- First edition cover of Ang Paboritong Libro ni Hudas
- Author: Bob Ong
- Language: Tagalog
- Genre: humor, biography
- Publisher: Visual Print Enterprises
- Publication date: 2003
- Publication place: Philippines
- Media type: Print paperback
- ISBN: 971-92342-1-0
- OCLC: 57417594
- Preceded by: Bakit Baligtad Magbasa ng Libro ang mga Pilipino?
- Followed by: Alamat ng Gubat

= Ang Paboritong Libro ni Hudas =

2003 book by Bob Ong

Ang Paboritong Libro ni Hudas (The Favorite Book of Judas) or The Black Book is a 2003 semi-biography book by Filipino author Bob Ong. It was his third published work and the first book where he first introduces fiction to his readers.

==Chapter==
Each chapter title is an anagram of the 7 deadly/capital sins:

| Chapter | Title |
|---|---|
| Chapter 1 | Veny - Envy |
| Chapter 2 | Geran - Anger |
| Chapter 3 | Depir - Pride |
| Chapter 4 | Ventocoseuss - Covetousness |
| Chapter 5 | Tuls - Lust |
| Chapter 6 | Gynottul - Gluttony |
| Chapter 7 | Holts - Sloth |

Each chapter tells a story, the theme of which is the deadly sin corresponding to its title.

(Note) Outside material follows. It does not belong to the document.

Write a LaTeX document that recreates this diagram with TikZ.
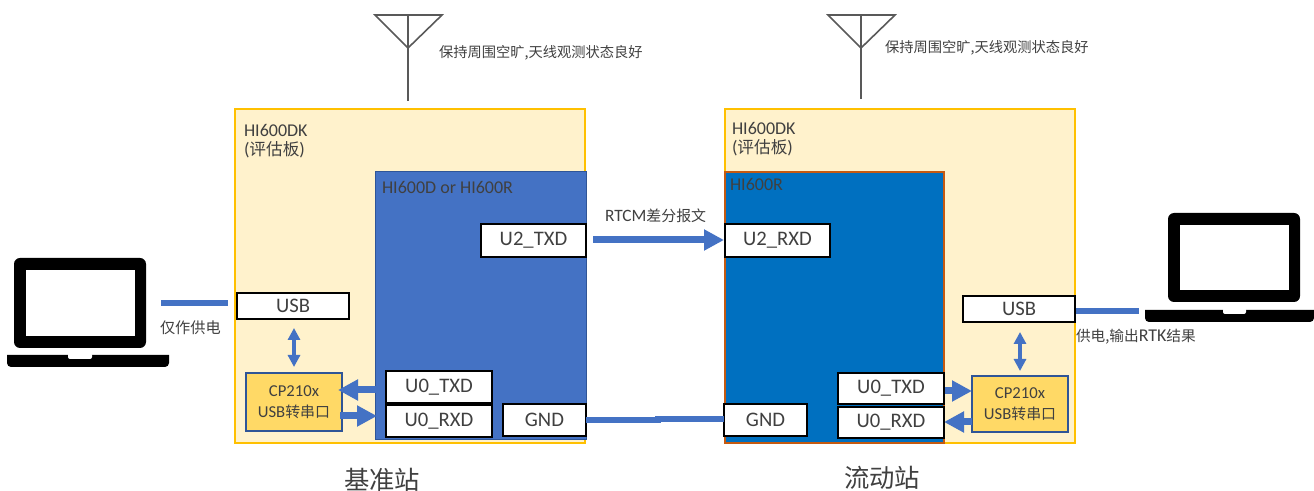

The book is also divided into two different types—first is fiction; the conversation scenes between the man who committed suicide and the other one, that he didn't recognize if it is God he was talking to, or if it is just Lucifer tricking him. The other one is nonfiction, in which the narration of the author's point of view.